## EXERCISE TASK
Pull out every line below that contains the word "this".

## GIVEN INFORMATION
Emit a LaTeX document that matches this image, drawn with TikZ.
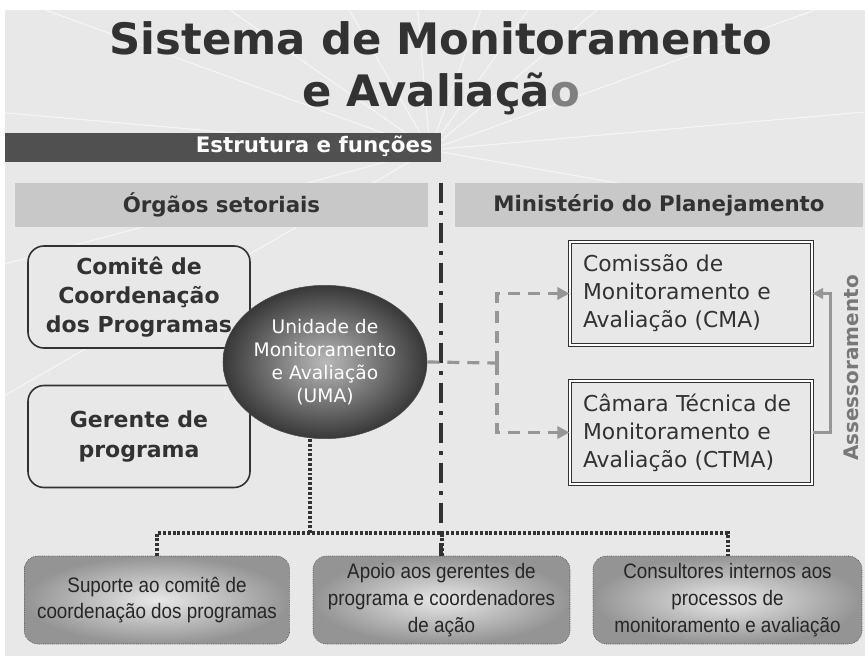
\documentclass[tikz,border=0pt]{standalone}
\usepackage{fontspec}
\setmainfont{DejaVu Sans}
\newfontfamily\narrowfont[FakeStretch=0.9]{Liberation Sans}
\usetikzlibrary{calc,positioning,arrows.meta,shapes.geometric}
\usepackage{xcolor}
\definecolor{bgcol}{RGB}{232,232,232}
\definecolor{barcol}{RGB}{80,80,80}
\definecolor{headcol}{RGB}{200,200,200}
\definecolor{inkcol}{RGB}{50,50,50}
\definecolor{dashcol}{RGB}{150,150,150}
\definecolor{assesscol}{RGB}{120,120,120}

\tikzset{
    header/.style={fill=headcol, inner sep=0pt, minimum height=33pt, font=\bfseries\fontsize{16}{19}\selectfont, text=inkcol},
    orgbox/.style={draw=inkcol, line width=1.2pt, rounded corners=12pt, fill=bgcol, minimum width=166.5pt, minimum height=76.5pt, align=center, font=\bfseries\fontsize{16.5}{22}\selectfont, text=inkcol},
    minbox/.style={draw=inkcol, double=white, double distance=1.2pt, line width=0.8pt, fill=bgcol, minimum width=181.5pt, minimum height=77.25pt, text width=162pt, align=left, font=\fontsize{16.4}{21}\selectfont, text=inkcol},
    funcbox/.style={draw=inkcol, densely dotted, thin, rounded corners=10pt, shade, inner color=gray!18, outer color=black!42, minimum height=66pt, align=center, font=\narrowfont\fontsize{15.7}{20}\selectfont, text=black!85},
    dashconn/.style={dashcol, line width=2.4pt, dash pattern=on 9pt off 6pt, -{Triangle[length=9pt,width=9pt]}},
    dotconn/.style={inkcol, line width=3pt, dash pattern=on 2.2pt off 1.4pt}
}

\begin{document}
\begin{tikzpicture}[x=0.75pt,y=-0.75pt]
    \useasboundingbox (0,0) rectangle (865,656);
    \fill[white] (0,0) rectangle (865,656);
    \fill[bgcol] (5,10) rectangle (865,656);

    % faint rays in the background
    \begin{scope}
        \clip (5,10) rectangle (865,656);
        \foreach \a in {150,165,185,200,215,240,265,290,305,320,340,355,10} {
            \draw[white, line width=0.8pt, opacity=0.6] (430,150) -- ++(\a:700);
        };
    \end{scope}

    % Title
    \node[anchor=base, font=\bfseries\fontsize{32.5}{36}\selectfont, text=inkcol] (title1) at (441,55) {Sistema de Monitoramento};
    \node[anchor=base, font=\bfseries\fontsize{32.5}{36}\selectfont, text=inkcol] (title2) at (441,107) {e Avaliaçã{\color{gray}o}};

    % Bar
    \fill[barcol] (5,133) rectangle (441,162);
    \node[anchor=base east, inner sep=0pt, text=white, font=\bfseries\fontsize{16}{19}\selectfont] (estrutura) at (433,153) {Estrutura e funções};

    % Column headers
    \node[header, minimum width=309.75pt] (orgaos) at (221.5,205) {Órgãos setoriais};
    \node[header, minimum width=306pt] (minist) at (659,205) {Ministério do Planejamento};

    % Dividing line
    \draw[inkcol, line width=3pt, dash pattern=on 15pt off 6pt on 3pt off 6pt] (441,183) -- (441,640);

    % Sector boxes
    \node[orgbox] (comite) at (139,297) {Comitê de\\Coordenação\\dos Programas};
    \node[orgbox] (gerente) at (139,436.5) {Gerente de\\programa};

    % UMA
    \node[ellipse, draw=black!70, shade, inner color=gray!55, outer color=black!78, minimum width=153pt, minimum height=115pt, inner sep=0pt, align=center, text=white, font=\fontsize{14}{17.3}\selectfont] (uma) at (325,362) {Unidade de\\Monitoramento\\e Avaliação\\(UMA)};

    % Ministry boxes
    \node[minbox] (cma) at (691,293.5) {Comissão de\\Monitoramento e\\Avaliação (CMA)};
    \node[minbox] (ctma) at (691,432.5) {Câmara Técnica de\\Monitoramento e\\Avaliação (CTMA)};

    % UMA to ministry
    \coordinate (split) at (497,363);
    \draw[dashconn, -] (uma.east) -- (split);
    \draw[dashconn] (split) |- (cma.west);
    \draw[dashconn] (split) |- (ctma.west);

    % Assessoramento
    \draw[dashcol, line width=1.6pt, -{Triangle[length=8pt,width=8pt]}] (ctma.east) -- ++(18,0) |- (cma.east);
    \node[rotate=90, text=assesscol, font=\bfseries\fontsize{15}{18}\selectfont] (assess) at (851,368) {Assessoramento};

    % Functions
    \node[funcbox, minimum width=199pt] (suporte) at (157,600) {Suporte ao comitê de\\coordenação dos programas};
    \node[funcbox, minimum width=192.75pt] (apoio) at (441.5,600) {Apoio aos gerentes de\\programa e coordenadores\\de ação};
    \node[funcbox, minimum width=201.75pt] (consult) at (727.5,600) {Consultores internos aos\\processos de\\monitoramento e avaliação};

    \coordinate (hub) at (310,533);
    \draw[dotconn] (hub |- uma.south) -- (hub);
    \draw[dotconn] (suporte.north) |- (hub) -| (consult.north);
    \draw[dotconn] (apoio.north) -- (apoio.north |- hub);
\end{tikzpicture}
\end{document}
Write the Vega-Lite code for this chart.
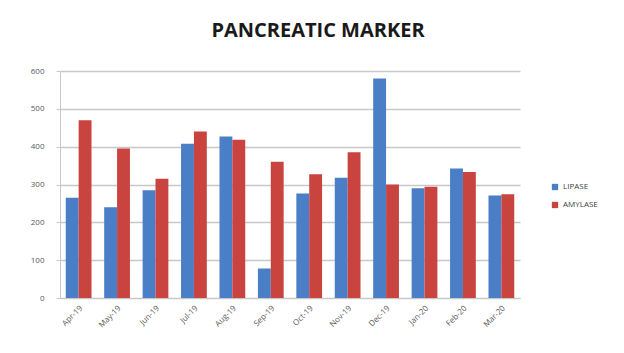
{
  "$schema": "https://vega.github.io/schema/vega-lite/v6.json",
  "width": 460,
  "height": 227,
  "autosize": {"type": "none"},
  "padding": {"left": 60, "top": 71, "right": 104, "bottom": 55},
  "background": "white",
  "title": {
    "text": "PANCREATIC MARKER",
    "font": "Open Sans",
    "fontSize": 20,
    "fontWeight": "bold",
    "color": "#1a1a1a",
    "anchor": "middle",
    "dx": 28,
    "offset": 26
  },
  "data": {
    "values": [
      {"month": "Apr-19", "marker": "LIPASE", "value": 265},
      {"month": "Apr-19", "marker": "AMYLASE", "value": 470},
      {"month": "May-19", "marker": "LIPASE", "value": 240},
      {"month": "May-19", "marker": "AMYLASE", "value": 395},
      {"month": "Jun-19", "marker": "LIPASE", "value": 285},
      {"month": "Jun-19", "marker": "AMYLASE", "value": 315},
      {"month": "Jul-19", "marker": "LIPASE", "value": 408},
      {"month": "Jul-19", "marker": "AMYLASE", "value": 440},
      {"month": "Aug-19", "marker": "LIPASE", "value": 427},
      {"month": "Aug-19", "marker": "AMYLASE", "value": 418},
      {"month": "Sep-19", "marker": "LIPASE", "value": 78},
      {"month": "Sep-19", "marker": "AMYLASE", "value": 360},
      {"month": "Oct-19", "marker": "LIPASE", "value": 276},
      {"month": "Oct-19", "marker": "AMYLASE", "value": 327},
      {"month": "Nov-19", "marker": "LIPASE", "value": 318},
      {"month": "Nov-19", "marker": "AMYLASE", "value": 385},
      {"month": "Dec-19", "marker": "LIPASE", "value": 580},
      {"month": "Dec-19", "marker": "AMYLASE", "value": 300},
      {"month": "Jan-20", "marker": "LIPASE", "value": 290},
      {"month": "Jan-20", "marker": "AMYLASE", "value": 294},
      {"month": "Feb-20", "marker": "LIPASE", "value": 342},
      {"month": "Feb-20", "marker": "AMYLASE", "value": 333},
      {"month": "Mar-20", "marker": "LIPASE", "value": 271},
      {"month": "Mar-20", "marker": "AMYLASE", "value": 274}
    ]
  },
  "mark": {"type": "bar"},
  "encoding": {
    "x": {
      "field": "month",
      "type": "ordinal",
      "sort": null,
      "scale": {"paddingInner": 0.33, "paddingOuter": 0.15},
      "axis": {
        "title": null,
        "labelAngle": -45,
        "labelFont": "Open Sans",
        "labelFontSize": 8,
        "labelColor": "#595959",
        "domainColor": "#c8c8c8",
        "ticks": false,
        "labelPadding": 6
      }
    },
    "xOffset": {"field": "marker", "type": "nominal", "sort": ["LIPASE", "AMYLASE"]},
    "y": {
      "field": "value",
      "type": "quantitative",
      "scale": {"domain": [0, 600]},
      "axis": {
        "title": null,
        "values": [0, 100, 200, 300, 400, 500, 600],
        "labelFont": "Open Sans",
        "labelFontSize": 8,
        "labelColor": "#595959",
        "gridColor": "#c8c8c8",
        "gridWidth": 1.5,
        "domainColor": "#c8c8c8",
        "tickColor": "#c8c8c8",
        "tickSize": 4,
        "labelPadding": 12
      }
    },
    "color": {
      "field": "marker",
      "type": "nominal",
      "sort": ["LIPASE", "AMYLASE"],
      "scale": {"domain": ["LIPASE", "AMYLASE"], "range": ["#4a7ec6", "#c9443f"]},
      "legend": {
        "title": null,
        "orient": "none",
        "legendX": 491,
        "legendY": 112,
        "symbolType": "square",
        "symbolSize": 40,
        "symbolStrokeWidth": 0,
        "labelFont": "Open Sans",
        "labelFontSize": 8,
        "labelColor": "#404040",
        "rowPadding": 10
      }
    }
  },
  "config": {"view": {"stroke": null}}
}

## PROBLEM SOLUTION
Emit a LaTeX document that matches this image, drawn with TikZ.
Write the Vega-Lite code for this chart.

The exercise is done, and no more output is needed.